Monitoring and forecasting MHWs will become critical for assessing and avoiding damage to ecosystems and crucial economic activities such as fishing and aquaculture. CMCC maintains the Mediterranean Forecasting System (MedFS), which produces forecasts of the next 10 days as well as a reconstruction of the recent past known as analysis, both of which are freely available on the Copernicus Marine Service. In the past two months, the MedFS analysis has been successful in accurately capturing the surface temperature onset, persistence, and decay of the current extreme conditions.
Produced on Tuesday, June 21, the forecast realized for the end of June predicts that the MHW will persist weakly in the Ligurian Sea but continue intensifying in the Gulf of Taranto. The MHW will still cover most of the western basin but continue spreading across the Adriatic and Ionian Seas.
In May 2003, the conditions were similar to those we observe nowadays.
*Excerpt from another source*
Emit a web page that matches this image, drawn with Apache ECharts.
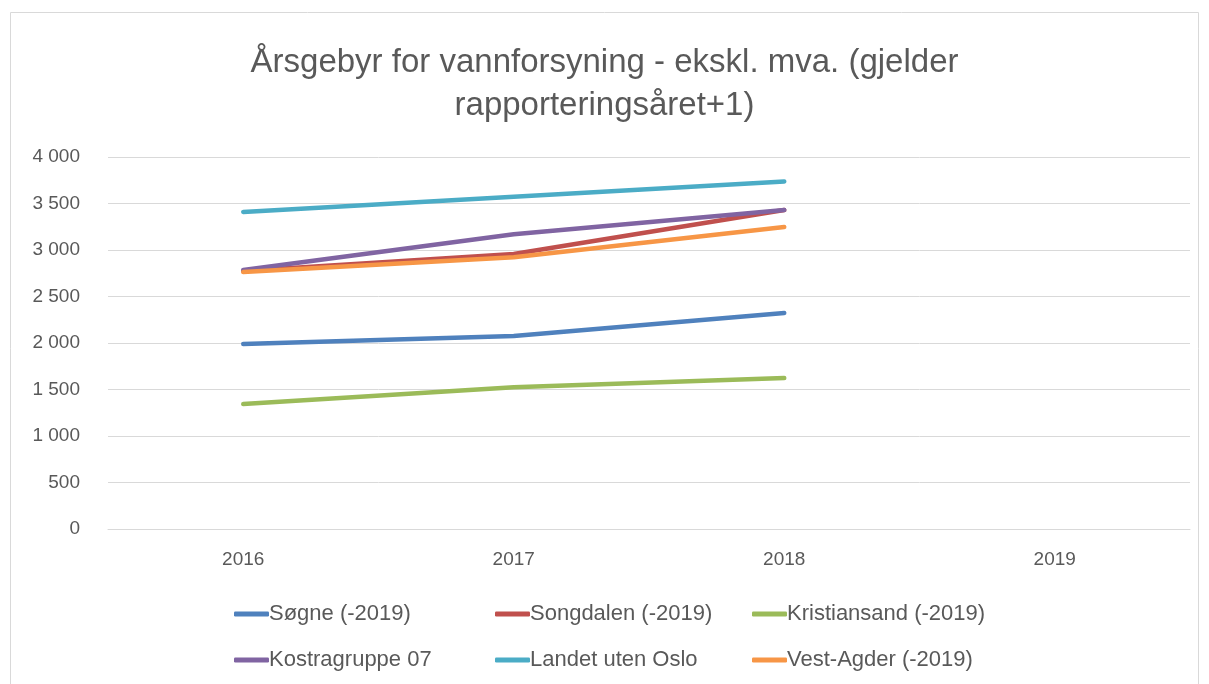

They were followed in July and August by the most severe, long-lasting, and ecologically-devastating events on record. Since then, the number, duration, and intensity of MHWs have continued to increase across the Mediterranean Sea. At the CMCC, ongoing work in the FEVERSEA ESA Research Fellowship (Dr. Giulia Bonino) and the EuroSea project (Dr. Ronan McAdam) will continue to advance research in the understanding and prediction of MHWs in this vital region of economic activity and biodiversity.
* CMCC scientists Ronan Mc Adam, Giulia Bonino, Emanuela Clementi, and Simona Masina contributed to this article.
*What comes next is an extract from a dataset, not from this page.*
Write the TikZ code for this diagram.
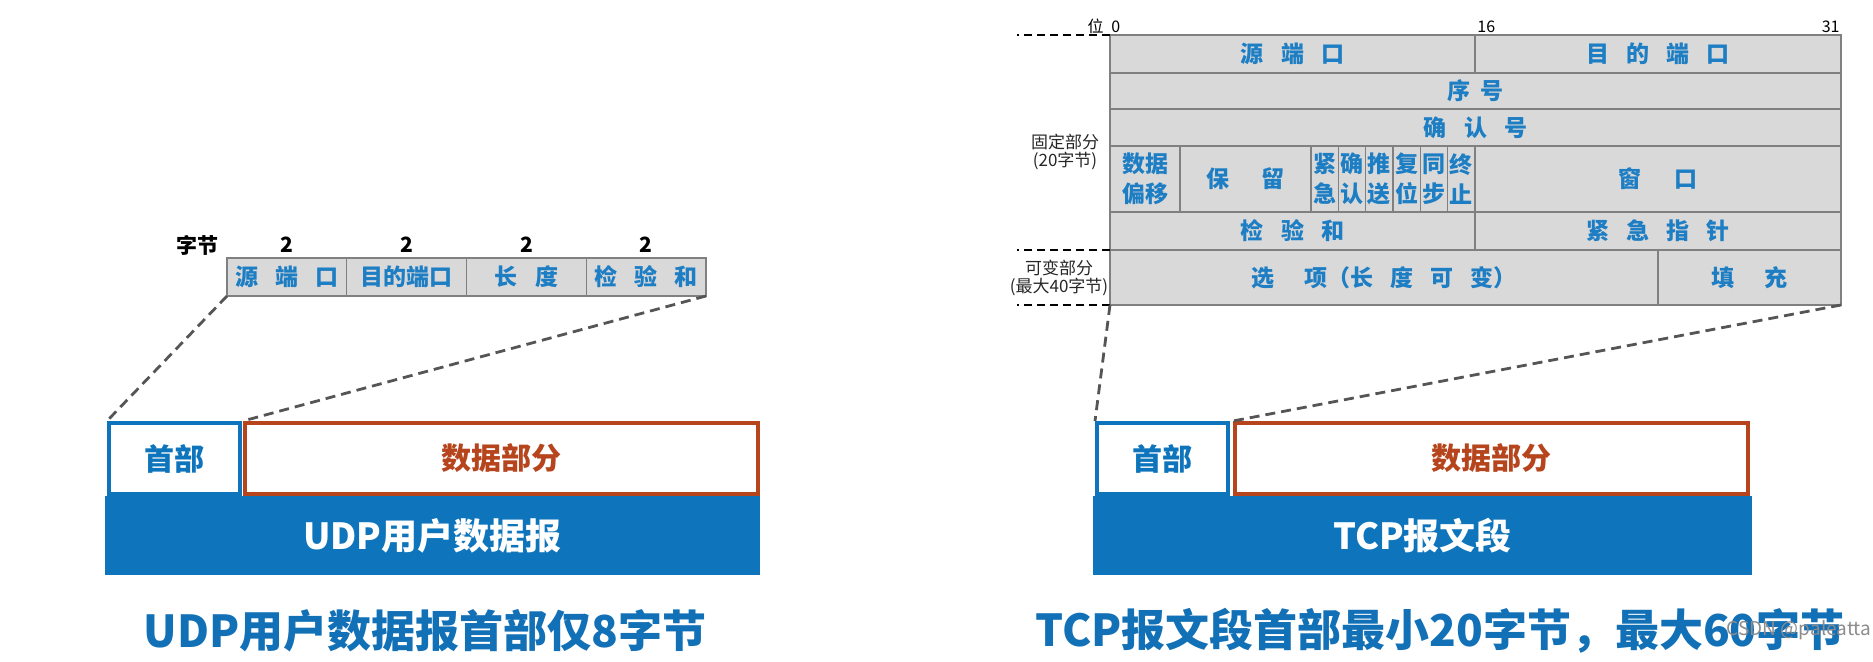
\documentclass[tikz,border=0pt]{standalone}
\usepackage{fontspec}
\setmainfont{Noto Sans CJK SC}
\usetikzlibrary{fit}

\definecolor{barblue}{RGB}{14,116,187}
\definecolor{titleblue}{RGB}{18,112,182}
\definecolor{txtblue}{RGB}{30,126,196}
\definecolor{brick}{RGB}{182,68,28}
\definecolor{cellfill}{RGB}{217,217,217}
\definecolor{cellline}{RGB}{128,128,128}
\definecolor{dashgray}{RGB}{85,85,85}

\newcommand\cg{\hspace{0.75em}}

\tikzset{
  cell/.style={draw=cellline, fill=cellfill, line width=0.7pt, inner sep=0pt, outer sep=0pt},
  celltx/.style={text=txtblue, font=\bfseries\fontsize{11.5}{15}\selectfont, align=center, inner sep=0pt},
  bytes/.style={font=\bfseries\fontsize{10.5}{10.5}\selectfont, inner sep=0pt},
  bits/.style={font=\fontsize{8}{8}\selectfont, inner sep=0pt},
  part/.style={font=\fontsize{8.5}{9}\selectfont, align=center, text=black!85, inner sep=0pt},
  guide/.style={line width=0.8pt, dash pattern=on 4pt off 2.5pt},
  link/.style={draw=dashgray, line width=1.4pt, dash pattern=on 5pt off 3pt},
  headbox/.style={draw=barblue, line width=2pt, fill=white, inner sep=0pt},
  headtx/.style={text=barblue, font=\bfseries\fontsize{15}{15}\selectfont, inner sep=0pt},
  databox/.style={draw=brick, line width=2pt, fill=white, inner sep=0pt},
  datatx/.style={text=brick, font=\bfseries\fontsize{15}{15}\selectfont, inner sep=0pt},
  bar/.style={fill=barblue, inner sep=0pt},
  bartx/.style={text=white, font=\bfseries\fontsize{18}{18}\selectfont, inner sep=0pt},
  title/.style={text=titleblue, font=\bfseries\fontsize{22}{22}\selectfont, inner sep=0pt},
}

\begin{document}
\begin{tikzpicture}[x=0.5pt,y=-0.5pt]
  \useasboundingbox (0,0) rectangle (1873,662);

  % UDP header
  \node[bytes] (ubytes) at (197,245) {字节};
  \foreach \t [count=\i from 0] in {源\cg 端\cg 口,目的端口,长\cg 度,检\cg 验\cg 和} {
    \node[cell, fit={(227+119.75*\i,258) (346.75+119.75*\i,296)}, label={[celltx]center:\t}] (ucell\i) {};
    \node[bytes] (ubyte\i) at (286.9+119.75*\i,245) {2};
  }
  \node[headbox, fit={(109,423) (240,494)}, label={[headtx]center:首部}] (uhead) {};
  \node[databox, fit={(245,423) (758,494)}, label={[datatx]center:数据部分}] (udata) {};
  \node[bar, fit={(105,496) (760,575)}, label={[bartx]center:UDP用户数据报}] (ubar) {};
  \draw[link] (ucell0.south west) -- (uhead.north west);
  \draw[link] (ucell3.south east) -- (udata.north west);
  \node[title] (utitle) at (425,631) {UDP用户数据报首部仅8字节};

  % TCP header
  \node[bits, anchor=base east] (wei) at (1104,33) {位};
  \node[bits, anchor=base west] (bit0) at (1111,33) {0};
  \node[bits, anchor=base west] (bit16) at (1477,33) {16};
  \node[bits, anchor=base east] (bit31) at (1840,33) {31};
  \node[cell, fit={(1110,35) (1475,73)}, label={[celltx]center:源\cg 端\cg 口}] (sport) {};
  \node[cell, fit={(1475,35) (1841,73)}, label={[celltx]center:目\cg 的\cg 端\cg 口}] (dport) {};
  \node[cell, fit={(1110,73) (1841,109)}, label={[celltx]center:序\hspace{0.45em}号}] (seq) {};
  \node[cell, fit={(1110,109) (1841,146)}, label={[celltx]center:确\cg 认\cg 号}] (ack) {};
  \node[cell, fit={(1110,146) (1180,212)}, label={[celltx]center:数据\\偏移}] (offset) {};
  \node[cell, fit={(1180,146) (1311,212)}, label={[celltx]center:保\hspace{1.4em}留}] (rsv) {};
  \foreach \a/\b [count=\i from 0] in {紧/急,确/认,推/送,复/位,同/步,终/止}
    \node[cell, fit={(1311+27.33*\i,146) (1338.33+27.33*\i,212)}, label={[celltx]center:\a\\\b}] (flag\i) {};
  \node[cell, fit={(1475,146) (1841,212)}, label={[celltx]center:窗\hspace{1.4em}口}] (win) {};
  \node[cell, fit={(1110,212) (1475,250)}, label={[celltx]center:检\cg 验\cg 和}] (csum) {};
  \node[cell, fit={(1475,212) (1841,250)}, label={[celltx]center:紧\cg 急\cg 指\cg 针}] (urg) {};
  \node[cell, fit={(1110,250) (1658,305)}, label={[celltx]center:选\hspace{1.3em}项（长\cg 度\cg 可\cg 变）}] (opt) {};
  \node[cell, fit={(1658,250) (1841,305)}, label={[celltx]center:填\hspace{1.3em}充}] (pad) {};

  \draw[guide] (sport.north west) -- ++(-93,0);
  \draw[guide] (opt.north west) -- ++(-93,0);
  \draw[guide] (opt.south west) -- ++(-93,0);
  \node[part] (fixed) at (1065,152) {固定部分\\(20字节)};
  \node[part] (var) at (1059,278) {可变部分\\(最大40字节)};

  \node[headbox, fit={(1097,423) (1228,494)}, label={[headtx]center:首部}] (thead) {};
  \node[databox, fit={(1235,423) (1748,494)}, label={[datatx]center:数据部分}] (tdata) {};
  \node[bar, fit={(1093,496) (1752,575)}, label={[bartx]center:TCP报文段}] (tbar) {};
  \draw[link] (opt.south west) -- (thead.north west);
  \draw[link] (pad.south east) -- (tdata.north west);
  \node[title] (ttitle) at (1440,631) {TCP报文段首部最小20字节，最大60字节};

  \node[font=\fontsize{9.5}{9.5}\selectfont, text=black!45] (mark) at (1799,630) {CSDN @paleatta};
\end{tikzpicture}
\end{document}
Sea surface temperatures in the Ligurian Sea and Gulf of Taranto in May and June 2022.
Average and MHW threshold temperatures (defined as the 90th percentile of temperatures for each date) are calculated from long-term observed (“obs.”) satellite data. Near-real-time satellite data is the most up-to-date data provided by the same satellites. Orange shading is used to highlight when the observed temperature is above the MHW threshold; such conditions which last for 5 days or more are considered a MHW.
Forecast of sea surface temperature for 25th June 2022, produced on 21st June 2022.
The anomaly is the difference between the predicted and average temperatures (i.e., red indicates warmer than normal).
The dark red contour highlights where the MHW threshold has been crossed for that day.